* Begin *
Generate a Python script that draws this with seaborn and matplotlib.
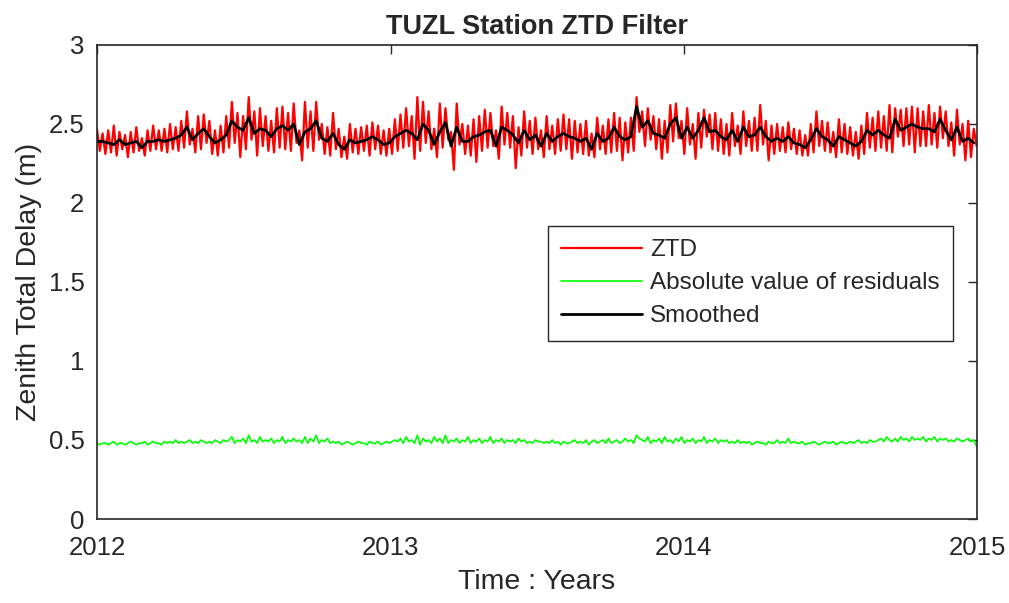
import pandas as pd
import seaborn as sns
import matplotlib.pyplot as plt
import matplotlib.dates as mdates

# Smoothed ZTD, one value per week (m)
smoothed = [
    2.39, 2.39, 2.38, 2.37, 2.40, 2.37, 2.38, 2.39, 2.35, 2.39,
    2.39, 2.40, 2.39, 2.40, 2.41, 2.43, 2.48, 2.40, 2.44, 2.47,
    2.42, 2.38, 2.40, 2.43, 2.52, 2.48, 2.46, 2.54, 2.44, 2.47,
    2.46, 2.42, 2.47, 2.49, 2.46, 2.50, 2.37, 2.45, 2.47, 2.52,
    2.41, 2.39, 2.44, 2.37, 2.34, 2.40, 2.38, 2.39, 2.40, 2.42,
    2.40, 2.37, 2.38, 2.42, 2.44, 2.46, 2.44, 2.40, 2.50, 2.46,
    2.37, 2.45, 2.51, 2.36, 2.48, 2.39, 2.39, 2.42, 2.43, 2.45,
    2.46, 2.36, 2.48, 2.46, 2.43, 2.38, 2.46, 2.40, 2.43, 2.36,
    2.44, 2.39, 2.42, 2.44, 2.42, 2.41, 2.39, 2.41, 2.34, 2.44,
    2.39, 2.41, 2.48, 2.42, 2.40, 2.42, 2.61, 2.48, 2.52, 2.44,
    2.43, 2.41, 2.50, 2.54, 2.41, 2.48, 2.41, 2.46, 2.54, 2.45,
    2.46, 2.42, 2.40, 2.46, 2.39, 2.48, 2.42, 2.43, 2.48, 2.42,
    2.39, 2.41, 2.39, 2.42, 2.38, 2.37, 2.35, 2.40, 2.47, 2.42,
    2.40, 2.36, 2.42, 2.40, 2.38, 2.36, 2.39, 2.46, 2.43, 2.46,
    2.43, 2.41, 2.53, 2.46, 2.48, 2.50, 2.48, 2.47, 2.47, 2.45,
    2.53, 2.46, 2.40, 2.48, 2.39, 2.41, 2.38,
]

# Raw ZTD, two values per week (m)
ztd = [
    2.47, 2.33, 2.44, 2.31, 2.46, 2.32, 2.49, 2.30, 2.45, 2.34,
    2.43, 2.29, 2.45, 2.32, 2.48, 2.33, 2.41, 2.30, 2.46, 2.33,
    2.49, 2.34, 2.46, 2.33, 2.47, 2.32, 2.50, 2.34, 2.48, 2.33,
    2.52, 2.35, 2.58, 2.37, 2.47, 2.32, 2.55, 2.34, 2.56, 2.38,
    2.52, 2.31, 2.46, 2.30, 2.49, 2.32, 2.55, 2.35, 2.64, 2.38,
    2.57, 2.29, 2.55, 2.34, 2.67, 2.40, 2.58, 2.30, 2.60, 2.36,
    2.55, 2.33, 2.52, 2.32, 2.60, 2.35, 2.61, 2.34, 2.57, 2.33,
    2.63, 2.38, 2.46, 2.27, 2.64, 2.35, 2.58, 2.33, 2.64, 2.40,
    2.50, 2.31, 2.48, 2.30, 2.57, 2.34, 2.47, 2.29, 2.42, 2.28,
    2.50, 2.32, 2.47, 2.31, 2.48, 2.33, 2.49, 2.30, 2.51, 2.34,
    2.49, 2.31, 2.46, 2.30, 2.47, 2.31, 2.53, 2.33, 2.56, 2.35,
    2.60, 2.36, 2.55, 2.28, 2.67, 2.33, 2.64, 2.38, 2.58, 2.34,
    2.47, 2.29, 2.63, 2.35, 2.60, 2.40, 2.45, 2.21, 2.63, 2.37,
    2.50, 2.31, 2.49, 2.30, 2.53, 2.26, 2.55, 2.33, 2.59, 2.35,
    2.57, 2.36, 2.46, 2.28, 2.61, 2.37, 2.57, 2.35, 2.55, 2.22,
    2.48, 2.30, 2.58, 2.35, 2.52, 2.31, 2.54, 2.34, 2.46, 2.29,
    2.55, 2.34, 2.49, 2.31, 2.53, 2.33, 2.56, 2.34, 2.53, 2.28,
    2.52, 2.32, 2.50, 2.31, 2.52, 2.30, 2.44, 2.29, 2.54, 2.34,
    2.49, 2.31, 2.53, 2.32, 2.57, 2.33, 2.54, 2.27, 2.51, 2.32,
    2.54, 2.33, 2.67, 2.45, 2.58, 2.36, 2.60, 2.40, 2.55, 2.34,
    2.53, 2.28, 2.52, 2.32, 2.62, 2.39, 2.63, 2.41, 2.52, 2.31,
    2.60, 2.37, 2.50, 2.28, 2.57, 2.35, 2.59, 2.42, 2.56, 2.34,
    2.57, 2.33, 2.53, 2.31, 2.50, 2.30, 2.57, 2.36, 2.49, 2.31,
    2.58, 2.36, 2.52, 2.33, 2.54, 2.33, 2.62, 2.37, 2.52, 2.27,
    2.49, 2.31, 2.50, 2.33, 2.48, 2.32, 2.51, 2.34, 2.47, 2.31,
    2.46, 2.30, 2.43, 2.30, 2.50, 2.32, 2.58, 2.36, 2.52, 2.33,
    2.51, 2.32, 2.45, 2.29, 2.53, 2.32, 2.50, 2.31, 2.48, 2.30,
    2.45, 2.28, 2.49, 2.31, 2.57, 2.35, 2.54, 2.33, 2.58, 2.35,
    2.55, 2.33, 2.62, 2.32, 2.60, 2.42, 2.59, 2.36, 2.60, 2.37,
    2.61, 2.32, 2.60, 2.36, 2.58, 2.36, 2.62, 2.37, 2.57, 2.35,
    2.61, 2.41, 2.58, 2.36, 2.51, 2.30, 2.59, 2.37, 2.50, 2.27,
    2.52, 2.29, 2.47, 2.36,
]

# Absolute value of residuals, two values per week
residuals = [
    0.48, 0.47, 0.48, 0.48, 0.47, 0.48, 0.49, 0.47, 0.48, 0.48,
    0.47, 0.48, 0.49, 0.48, 0.47, 0.48, 0.48, 0.49, 0.47, 0.48,
    0.49, 0.48, 0.48, 0.47, 0.49, 0.48, 0.49, 0.48, 0.50, 0.48,
    0.49, 0.48, 0.49, 0.50, 0.48, 0.49, 0.48, 0.50, 0.49, 0.48,
    0.49, 0.48, 0.50, 0.49, 0.48, 0.50, 0.49, 0.50,
    0.52, 0.48, 0.50, 0.49, 0.51, 0.48, 0.53, 0.49, 0.50, 0.48,
    0.52, 0.49, 0.50, 0.49, 0.51, 0.48, 0.50, 0.49, 0.52, 0.48,
    0.50, 0.49, 0.51, 0.49, 0.50, 0.48, 0.52, 0.48, 0.51, 0.49,
    0.53, 0.48, 0.50, 0.49, 0.51, 0.48,
    0.49, 0.48, 0.49, 0.47, 0.48, 0.49, 0.48, 0.47, 0.48, 0.49,
    0.48, 0.48, 0.47, 0.49, 0.48, 0.48, 0.49, 0.47, 0.48, 0.49,
    0.48, 0.49,
    0.50, 0.49, 0.51, 0.48, 0.52, 0.49, 0.50, 0.48, 0.53, 0.47,
    0.51, 0.49, 0.50, 0.48, 0.52, 0.49, 0.51, 0.48, 0.53, 0.48,
    0.50, 0.49, 0.51, 0.48, 0.50, 0.49, 0.52, 0.48,
    0.50, 0.49, 0.51, 0.48, 0.50, 0.49, 0.52, 0.48, 0.50, 0.49,
    0.51, 0.48, 0.50, 0.49, 0.50, 0.48, 0.51, 0.49, 0.50, 0.48,
    0.49, 0.48, 0.50, 0.49, 0.49, 0.48,
    0.49, 0.48, 0.50, 0.48, 0.49, 0.47, 0.49, 0.48, 0.48, 0.49,
    0.50, 0.48, 0.49, 0.48, 0.50, 0.47, 0.49, 0.50, 0.48, 0.49,
    0.50, 0.48, 0.51, 0.48, 0.49, 0.50, 0.48, 0.49, 0.51, 0.49,
    0.50, 0.48,
    0.53, 0.51, 0.50, 0.49, 0.52, 0.48, 0.50, 0.49, 0.51, 0.48,
    0.52, 0.49, 0.50, 0.48, 0.51, 0.49, 0.52, 0.48, 0.50, 0.49,
    0.51, 0.48, 0.50, 0.49, 0.52, 0.48, 0.50, 0.49, 0.51, 0.48,
    0.50, 0.49, 0.50, 0.48, 0.49, 0.48, 0.50, 0.48,
    0.49, 0.48, 0.49, 0.47, 0.48, 0.49, 0.48, 0.48, 0.47, 0.49,
    0.48, 0.48, 0.50, 0.48, 0.49, 0.48, 0.51, 0.48, 0.49, 0.48,
    0.48, 0.49, 0.47, 0.48, 0.48, 0.49, 0.48, 0.47, 0.48, 0.49,
    0.48, 0.48, 0.49, 0.47, 0.48, 0.49, 0.48, 0.48, 0.49, 0.48,
    0.49, 0.50, 0.48, 0.49, 0.48, 0.50, 0.49, 0.49,
    0.50, 0.51, 0.49, 0.52, 0.50, 0.49, 0.51, 0.49, 0.52, 0.50,
    0.51, 0.49, 0.52, 0.50, 0.51, 0.50, 0.52, 0.49, 0.51, 0.50,
    0.52, 0.49, 0.51, 0.50, 0.51, 0.49, 0.50, 0.49, 0.51, 0.50,
    0.49, 0.50, 0.51, 0.49, 0.50, 0.46,
]

start = pd.Timestamp("2012-01-01")
df_raw = pd.DataFrame({
    "date": pd.date_range(start, periods=len(ztd), freq="84h"),
    "ztd": ztd,
})
df_res = pd.DataFrame({
    "date": pd.date_range(start, periods=len(residuals), freq="84h"),
    "res": residuals,
})
df_smooth = pd.DataFrame({
    "date": pd.date_range(start, periods=len(smoothed), freq="7D"),
    "smooth": smoothed,
})

sns.set_style("white")
plt.rcParams["font.family"] = ["Liberation Sans", "DejaVu Sans"]
axis_col = "#262626"

fig = plt.figure(figsize=(10.09, 6.03), dpi=100)
ax = fig.add_axes([0.0961, 0.1393, 0.8722, 0.7861])

sns.lineplot(data=df_raw, x="date", y="ztd", color="#ff0000", lw=1.6, label="ZTD", ax=ax)
sns.lineplot(data=df_res, x="date", y="res", color="#00ff00", lw=1.2,
             label="Absolute value of residuals", ax=ax)
sns.lineplot(data=df_smooth, x="date", y="smooth", color="black", lw=2.0, label="Smoothed", ax=ax)

ax.set_xlim(pd.Timestamp("2012-01-01"), pd.Timestamp("2015-01-01"))
ax.set_ylim(0, 3)
ax.set_yticks([0, 0.5, 1, 1.5, 2, 2.5, 3])
ax.set_yticklabels(["0", "0.5", "1", "1.5", "2", "2.5", "3"])
ax.xaxis.set_major_locator(mdates.YearLocator())
ax.xaxis.set_major_formatter(mdates.DateFormatter("%Y"))

ax.tick_params(direction="in", length=6.5, width=1.0, colors=axis_col, labelsize=18.5,
               top=True, right=True)
ax.tick_params(axis="x", pad=12)
ax.tick_params(axis="y", pad=9)
for sp in ax.spines.values():
    sp.set_color(axis_col)
    sp.set_linewidth(1.2)

ax.set_xlabel("Time : Years", fontsize=20.5, color=axis_col, labelpad=7)
ax.set_ylabel("Zenith Total Delay (m)", fontsize=20.5, color=axis_col, labelpad=5)
ax.set_title("TUZL Station ZTD Filter", fontsize=19.5, fontweight="bold", pad=8)

leg = ax.legend(loc="upper left", bbox_to_anchor=(0.5125, 0.618), borderaxespad=0,
                fontsize=17.5, frameon=True, fancybox=False, handlelength=3.3,
                labelspacing=0.45, borderpad=0.55, handletextpad=0.35)
leg.get_frame().set_edgecolor(axis_col)
leg.get_frame().set_linewidth(1.0)
leg.get_frame().set_alpha(1)

fig.savefig("out.png", dpi=100)
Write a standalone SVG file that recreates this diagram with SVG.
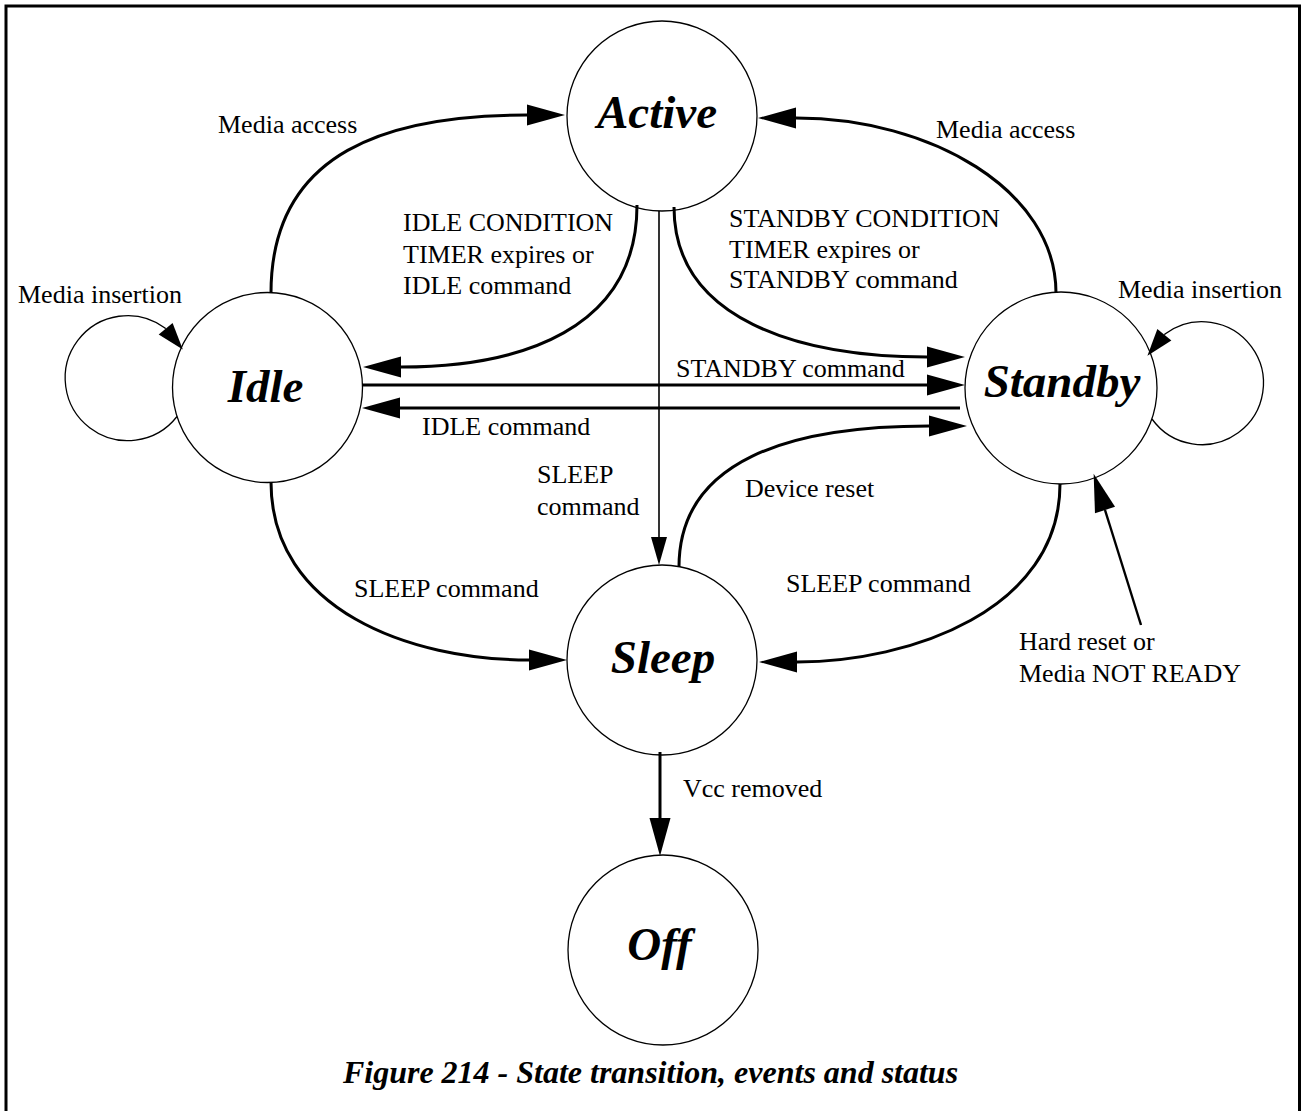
* End *
## GIVEN INSTRUCTION
Please take the lines from the beginning of the data above through the line holding "import matplotlib.dates as mdates" and transcribe them exactly, without any pictures.

## RESPONSE FOR THIS EXERCISE
Generate a Python script that draws this with seaborn and matplotlib.
import pandas as pd
import seaborn as sns
import matplotlib.pyplot as plt
import matplotlib.dates as mdates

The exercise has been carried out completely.